Five weeks ago, when I first arrived there, I didn't like Algiers very much. The city disappointed me because it was a place I expected to love right away and I didn't. In my journal I wrote mainly that the coffee was good and that the men constantly spit on the sidewalk.
But the last two days I spent in Algiers were altogether different, and I am not sure why. Maybe it was because I was leaving Algeria the next day and needed the pleasant farewell, or maybe it was because the skies were so clear and blue, but my last days in Algiers completely sold me on the city. I didn't notice the young men and women holding hands on my first visit. Or the good restaurants with cheap beer on tap. Or how the Casbah seems formed by some sort of civil tectonics, as if the houses were squeezed together along some fault line, buckled and rose, and now hover over the city in a tangle.
The last man to speak to me in Algiers was a taxi driver in front of my hotel. He offered to take me to the airport but I declined telling him I was going to take the public airport bus. Reflexively, he told me that the bus wasn't running that day. This was, of course, a lie, but it is the perogative of taxi drivers in this part of the world to weasel a fare by any means. It didn't matter that I knew he was lying, and that the bus comes every half an hour all day, every day. If he hadn't told me otherwise than he wouldn't have been doing his job.
I thought of him when I arrived in Marrakesh. The first Morrocan to speak to me was a taxi driver. He, too, told me the bus wasn't running and he, too, was lying. I told him his brother in Algiers would be proud.
I first visited Marakkesh with my sister in 1998 and, like Algiers, I remember not liking it much. But after last night I realized that Sonia and I had made a mistake a decade ago.
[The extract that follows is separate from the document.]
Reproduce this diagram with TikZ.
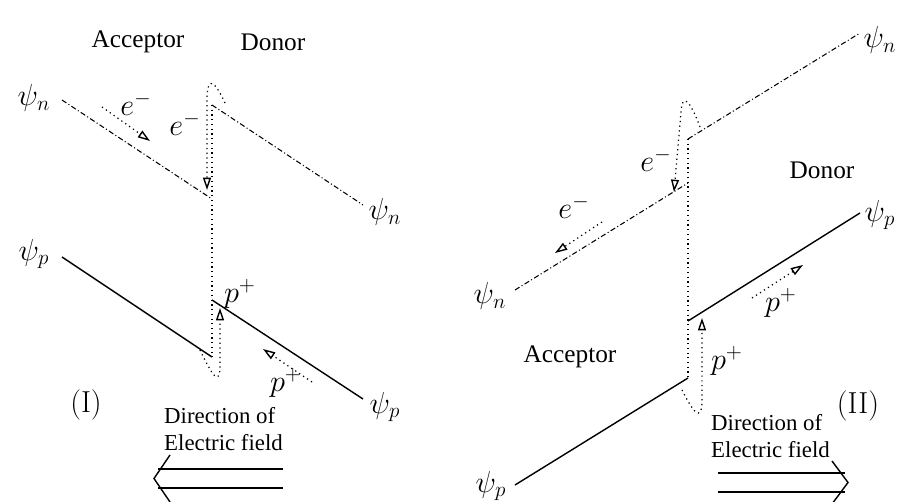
\documentclass[tikz,border=0pt]{standalone}
\usepackage[no-math]{fontspec}
\setmainfont{Liberation Serif}
\usetikzlibrary{arrows.meta}
\tikzset{
  band/.style={line width=0.8pt},
  lumo/.style={line width=0.6pt,dash pattern=on 3pt off 1.4pt on 0.6pt off 1.4pt},
  hop/.style={line width=0.7pt,dash pattern=on 0.7pt off 2pt},
  flow/.style={hop,-{Triangle[open,length=7pt,width=4.5pt,line width=0.8pt]}},
  field/.style={line width=0.8pt},
  lab/.style={font=\fontsize{17.28}{20}\selectfont},
  twoline/.style={align=left,anchor=west,font=\fontsize{13}{15.5}\selectfont}
}

\begin{document}
\begin{tikzpicture}[x=0.2mm,y=-0.2mm,font=\fontsize{14.4}{17}\selectfont]
\useasboundingbox (0,0) rectangle (900,502);

% ---- (I) ----
\begin{scope}
\coordinate (nA1) at (62,100);
\coordinate (nA2) at (212,199);
\coordinate (nD1) at (212,105);
\coordinate (nD2) at (363,205);
\coordinate (pA1) at (62,257);
\coordinate (pA2) at (212,357);
\coordinate (pD1) at (212,300);
\coordinate (pD2) at (363,399);
\draw[lumo] (nA1) -- (nA2);
\draw[lumo] (nD1) -- (nD2);
\draw[band] (pA1) -- (pA2);
\draw[band] (pD1) -- (pD2);
\draw[hop] (nD1) -- (pA2);
%\draw[hop] (nA2) -- (pD1);
\coordinate (eI0) at (225,103);
\coordinate (eI1) at (207,190);
\draw[flow] (eI0) .. controls (212,75) and (207,80) .. (207,100) -- (eI1);
\coordinate (hI0) at (200,350);
\coordinate (hI1) at (220,308);
\draw[flow] (hI0) .. controls (212,375) and (220,388) .. (220,365) -- (hI1);
\coordinate (eI2) at (102,107);
\coordinate (eI3) at (150,141);
\draw[flow] (eI2) -- (eI3);
\coordinate (hI2) at (312,382);
\coordinate (hI3) at (263,349);
\draw[flow] (hI2) -- (hI3);

\draw(138,42) node (accI) {Acceptor};
\draw(273,42) node (donI) {Donor};
\draw(34,98) node[lab] (psinI) {$\psi_n$};
\draw(34,254) node[lab] (psipI) {$\psi_p$};
\draw(385,212) node[lab] (psinI2) {$\psi_n$};
\draw(385,407) node[lab] (psipI2) {$\psi_p$};
\draw(136,104) node[lab] (eI) {$e^-$};
\draw(185,124) node[lab] (eI2l) {$e^-$};
\draw(240,294) node[lab] (hI) {$p^+$};
\draw(286,383) node[lab] (hI2l) {$p^+$};
\draw(86,405) node[lab] (numI) {$(\mathrm{I})$};
\draw(158,429) node[twoline] (efI) {Direction of\\Electric field};

\coordinate (fI0) at (283,469);
\coordinate (fI1) at (158,469);
\coordinate (fI2) at (283,488);
\coordinate (fI3) at (158,488);
\draw[field] (fI0) -- (fI1);
\draw[field] (fI2) -- (fI3);
\draw[field] (170,455) -- (154,478.5) -- (170,502);
\end{scope}

% ---- (II) ----
\begin{scope}
\coordinate (nA1) at (515,290);
\coordinate (nA2) at (688,183);
\coordinate (nD1) at (688,139);
\coordinate (nD2) at (860,33);
\coordinate (pA1) at (515,485);
\coordinate (pA2) at (688,378);
\coordinate (pD1) at (688,321);
\coordinate (pD2) at (860,213);
\draw[lumo] (nA1) -- (nA2);
\draw[lumo] (nD1) -- (nD2);
\draw[band] (pA1) -- (pA2);
\draw[band] (pD1) -- (pD2);
\draw[hop] (nD1) -- (pA2);
\coordinate (eII0) at (700,127);
\coordinate (eII1) at (674,192);
\draw[flow] (eII0) .. controls (690,100) and (682,92) .. (681,112) -- (eII1);
\coordinate (hII0) at (682,390);
\coordinate (hII1) at (702,318);
\draw[flow] (hII0) .. controls (692,410) and (702,425) .. (702,400) -- (hII1);
\coordinate (eII2) at (602,222);
\coordinate (eII3) at (555,253);
\draw[flow] (eII2) -- (eII3);
\coordinate (hII2) at (752,298);
\coordinate (hII3) at (803,265);
\draw[flow] (hII2) -- (hII3);

\draw(822,170) node (donII) {Donor};
\draw(570,357) node (accII) {Acceptor};
\draw(880,40) node[lab] (psinII) {$\psi_n$};
\draw(880,215) node[lab] (psipII) {$\psi_p$};
\draw(490,296) node[lab] (psinII2) {$\psi_n$};
\draw(491,486) node[lab] (psipII2) {$\psi_p$};
\draw(656,160) node[lab] (eII) {$e^-$};
\draw(574,207) node[lab] (eII2l) {$e^-$};
\draw(727,361) node[lab] (hII) {$p^+$};
\draw(781,303) node[lab] (hII2l) {$p^+$};
\draw(858,406) node[lab] (numII) {$(\mathrm{II})$};
\draw(705,436) node[twoline] (efII) {Direction of\\Electric field};

\coordinate (fII0) at (718,473);
\coordinate (fII1) at (845,473);
\coordinate (fII2) at (718,492);
\coordinate (fII3) at (845,492);
\draw[field] (fII0) -- (fII1);
\draw[field] (fII2) -- (fII3);
\draw[field] (832,461) -- (848,482.5) -- (832,504);
\end{scope}
\end{tikzpicture}
\end{document}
We arrived at the central square, the famous Djemaa el Fna, in the daylight and watched as it slowly developed into its nightly madness.
This was wrong. Last night, the bus dropped me on the square after dark as the action was at its peak. I was thrown into the midst of it, and had to navigate the clouds of grill smoke, the acrobats, the musicians, the young men on mopeds, and stalls selling sheep's heads and snails and mint tea and lentil soup and fried fish just to find the right narrow street to follow to my hotel.
This is the way to experience Marrakesh. To be thrown in like a virgin into a volcano.